» Objective
Find each line containing the string "React". Copy it.

— start of Provided entries —

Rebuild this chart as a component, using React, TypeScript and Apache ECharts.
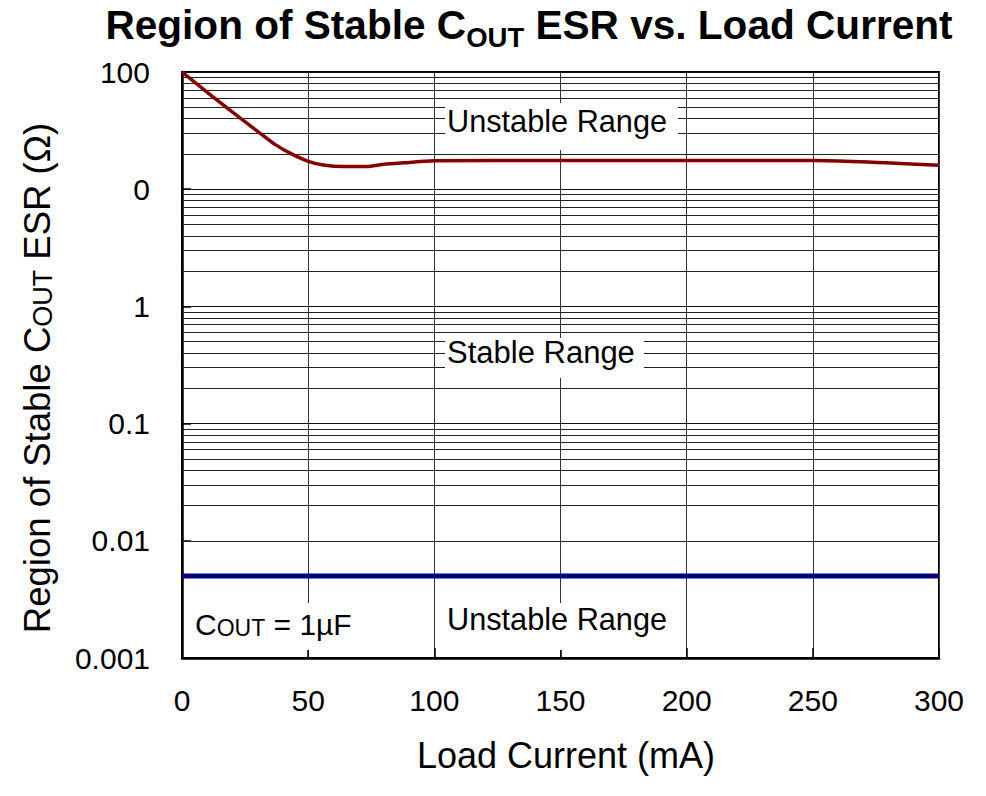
import React, { useEffect, useRef } from "react";
import * as echarts from "echarts";

// ---- data ----
const loadCurrent = [0, 12, 24, 31, 37, 43, 50, 56, 64, 73, 80, 88, 100, 150, 200, 250, 300];
const esrUpperLimit = [100, 62, 39, 30, 24, 20.2, 17.3, 16.1, 15.6, 15.6, 16.3, 16.8, 17.5, 17.6, 17.6, 17.6, 16.0];
const lowerLimitCurrent = [0, 300];
const esrLowerLimit = [0.005, 0.005];
const xTicks = [0, 50, 100, 150, 200, 250, 300];
const yTickLabels = ["0.001", "0.01", "0.1", "1", "0", "100"];
const yDecades = [0.001, 0.01, 0.1, 1, 10];
const minorMultipliers = [2, 3, 4, 5, 6, 7, 8, 9];

const FONT = "'Liberation Sans', Arial, Helvetica, sans-serif";

export default function App() {
  const ref = useRef<HTMLDivElement>(null);

  useEffect(() => {
    if (!ref.current) return;
    const chart = echarts.init(ref.current, undefined, { renderer: "svg" });

    const minorLines: { yAxis: number }[] = [];
    yDecades.forEach((d) => minorMultipliers.forEach((m) => minorLines.push({ yAxis: +(d * m).toPrecision(3) })));

    const option: any = {
      animation: false,
      backgroundColor: "#fff",
      grid: {
        left: 182,
        right: 47,
        top: 72,
        bottom: 138,
        show: true,
        borderColor: "#000",
        borderWidth: 2,
        backgroundColor: "transparent",
      },
      xAxis: {
        type: "value",
        min: xTicks[0],
        max: xTicks[xTicks.length - 1],
        interval: xTicks[1] - xTicks[0],
        axisLine: { show: true, lineStyle: { color: "#000", width: 2.5 } },
        axisTick: { show: true, inside: true, length: 10, lineStyle: { color: "#000", width: 1.5 } },
        axisLabel: { color: "#000", fontSize: 30, fontFamily: FONT, margin: 27 },
        splitLine: { show: true, lineStyle: { color: "#333", width: 1 } },
      },
      yAxis: {
        type: "log",
        logBase: 10,
        min: 0.001,
        max: 100,
        axisLine: { show: true, lineStyle: { color: "#000", width: 2.5 } },
        axisTick: { show: true, inside: true, length: 9, lineStyle: { color: "#000", width: 1.5 } },
        axisLabel: {
          color: "#000",
          fontSize: 30,
          fontFamily: FONT,
          margin: 32,
          formatter: (v: number) => yTickLabels[Math.round(Math.log10(v)) + 3] ?? "",
        },
        splitLine: { show: true, lineStyle: { color: "#111", width: 1 } },
        minorTick: { show: false },
        minorSplitLine: { show: false },
      },
      series: [
        {
          type: "line",
          name: "minor grid",
          data: [],
          z: 1,
          silent: true,
          markLine: {
            silent: true,
            symbol: ["none", "none"],
            label: { show: false },
            lineStyle: { color: "#222", width: 1, type: "solid" },
            emphasis: { disabled: true },
            data: minorLines,
          },
        },
        {
          type: "line",
          name: "upper",
          data: loadCurrent.map((x, i) => [x, esrUpperLimit[i]]),
          showSymbol: false,
          smooth: 0.25,
          lineStyle: { color: "#870000", width: 3.5 },
          z: 5,
        },
        {
          type: "line",
          name: "lower",
          data: lowerLimitCurrent.map((x, i) => [x, esrLowerLimit[i]]),
          showSymbol: false,
          lineStyle: { color: "#00007f", width: 5 },
          z: 5,
        },
      ],
      graphic: [
        {
          type: "text",
          x: 529,
          y: 28,
          z: 100,
          style: {
            text: "{b|Region of Stable C}{s|OUT}{b| ESR vs. Load Current}",
            align: "center",
            verticalAlign: "middle",
            fill: "#000",
            rich: {
              b: { fontSize: 40.6, fontWeight: "bold", fontFamily: FONT, verticalAlign: "top" },
              s: { fontSize: 27.5, fontWeight: "bold", fontFamily: FONT, verticalAlign: "top", padding: [19, 0, 0, 0] },
            },
          },
        },
        {
          type: "text",
          x: 566,
          y: 755,
          z: 100,
          style: {
            text: "Load Current (mA)",
            align: "center",
            verticalAlign: "middle",
            fill: "#000",
            fontSize: 36,
            fontFamily: FONT,
          },
        },
        {
          type: "text",
          x: 38,
          y: 378,
          rotation: Math.PI / 2,
          z: 100,
          style: {
            text: "{n|Region of Stable C}{s|OUT}{n| ESR (Ω)}",
            align: "center",
            verticalAlign: "middle",
            fill: "#000",
            rich: {
              n: { fontSize: 36.5, fontFamily: FONT, lineHeight: 36, verticalAlign: "bottom" },
              s: { fontSize: 27, fontFamily: FONT, lineHeight: 27, verticalAlign: "bottom" },
            },
          },
        },
        // annotation boxes
        { type: "rect", z: 50, shape: { x: 445, y: 103, width: 233, height: 47 }, style: { fill: "#fff" } },
        { type: "rect", z: 50, shape: { x: 445, y: 338, width: 199, height: 40 }, style: { fill: "#fff" } },
        { type: "rect", z: 50, shape: { x: 443, y: 603, width: 234, height: 47 }, style: { fill: "#fff" } },
        { type: "rect", z: 50, shape: { x: 192, y: 603, width: 166, height: 47 }, style: { fill: "#fff" } },
        {
          type: "text",
          x: 447,
          y: 121,
          z: 101,
          style: { text: "Unstable Range", align: "left", verticalAlign: "middle", fill: "#000", fontSize: 30.7, fontFamily: FONT },
        },
        {
          type: "text",
          x: 447,
          y: 352.5,
          z: 101,
          style: { text: "Stable Range", align: "left", verticalAlign: "middle", fill: "#000", fontSize: 31, fontFamily: FONT },
        },
        {
          type: "text",
          x: 447,
          y: 619.5,
          z: 101,
          style: { text: "Unstable Range", align: "left", verticalAlign: "middle", fill: "#000", fontSize: 30.7, fontFamily: FONT },
        },
        {
          type: "text",
          x: 195,
          y: 624,
          z: 101,
          style: {
            text: "{n|C}{s|OUT}{n| = 1µF}",
            align: "left",
            verticalAlign: "middle",
            fill: "#000",
            rich: {
              n: { fontSize: 30, fontFamily: FONT, lineHeight: 30, verticalAlign: "bottom" },
              s: { fontSize: 23, fontFamily: FONT, lineHeight: 21, verticalAlign: "bottom" },
            },
          },
        },
      ],
    };

    chart.setOption(option);
    return () => chart.dispose();
  }, []);

  return (
    <div
      ref={ref}
      style={{ position: "fixed", left: 0, top: 0, width: 986, height: 796, background: "#fff" }}
    />
  );
}
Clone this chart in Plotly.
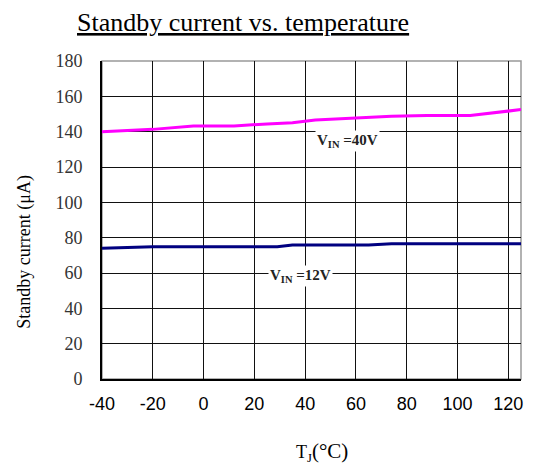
import plotly.graph_objects as go

temp_40v = [-40, -20, -4, 12, 25, 35, 44, 60, 74, 88, 105, 125]
current_40v = [140.0, 141.3, 143.2, 143.2, 144.4, 145.1, 146.6, 147.8, 148.7, 149.1, 149.1, 152.5]

temp_12v = [-40, -20, 29, 35, 65, 74, 125]
current_12v = [74.0, 74.8, 74.8, 75.9, 75.9, 76.6, 76.5]

x_ticks = [-40, -20, 0, 20, 40, 60, 80, 100, 120]
x_tick_labels = ["-40", "-20", "0", "20", "40", "60", "80", "100", "120"]
y_ticks = [0, 20, 40, 60, 80, 100, 120, 140, 160, 180]

serif = "Liberation Serif, Times New Roman, serif"
sans = "Liberation Sans, Arial, sans-serif"

fig = go.Figure()
fig.add_trace(go.Scatter(x=temp_40v, y=current_40v, mode="lines",
                         line=dict(color="#FF00FF", width=3), showlegend=False))
fig.add_trace(go.Scatter(x=temp_12v, y=current_12v, mode="lines",
                         line=dict(color="#000080", width=3), showlegend=False))

fig.add_annotation(x=56.5, y=135, text="<b>V<sub>IN</sub> =40V</b>", showarrow=False,
                   font=dict(family=serif, size=15, color="#222"), bgcolor="white")
fig.add_annotation(x=38, y=58.5, text="<b>V<sub>IN</sub> =12V</b>", showarrow=False,
                   font=dict(family=serif, size=15, color="#222"), bgcolor="white")

fig.add_annotation(xref="paper", yref="paper", x=0.336, y=1.0, yshift=39,
                   yanchor="middle",
                   text="<u>Standby current vs. temperature</u>", showarrow=False,
                   font=dict(family=serif, size=26, color="black"))
fig.add_annotation(xref="paper", yref="paper", x=-0.184, y=0.40, textangle=-90,
                   xanchor="center", yanchor="middle",
                   text="Standby current (μA)", showarrow=False,
                   font=dict(family=serif, size=18, color="black"))
fig.add_annotation(xref="paper", yref="paper", x=0.525, y=0, yshift=-73,
                   yanchor="middle",
                   text="T<sub>J</sub><span style='font-size:21px'>(°C)</span>",
                   showarrow=False,
                   font=dict(family=serif, size=18, color="black"))

fig.update_xaxes(range=[-40, 125], tickvals=x_ticks, ticktext=x_tick_labels,
                 showgrid=True, gridcolor="#111",
                 gridwidth=1, showline=True, linecolor="black", linewidth=2,
                 mirror=False, zeroline=False, ticks="", ticklabelstandoff=7,
                 tickfont=dict(family=sans, size=18, color="black"))
fig.update_yaxes(range=[0, 180], tickvals=y_ticks, showgrid=True, gridcolor="#111",
                 gridwidth=1, showline=True, linecolor="black", linewidth=2,
                 zeroline=False, ticks="", ticklabelstandoff=14,
                 tickfont=dict(family=serif, size=18, color="#333"))

fig.add_shape(type="rect", xref="paper", yref="paper", x0=0, y0=0, x1=1, y1=1,
              line=dict(color="#999", width=1.5), layer="below")

fig.update_layout(width=527, height=457, plot_bgcolor="white", paper_bgcolor="white",
                  margin=dict(l=94, r=14, t=53, b=86))

fig.write_html("out.html")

— end of Provided entries —

» Finished exercise
Rebuild this chart as a component, using React, TypeScript and Apache ECharts.
import React, { useEffect, useRef } from "react";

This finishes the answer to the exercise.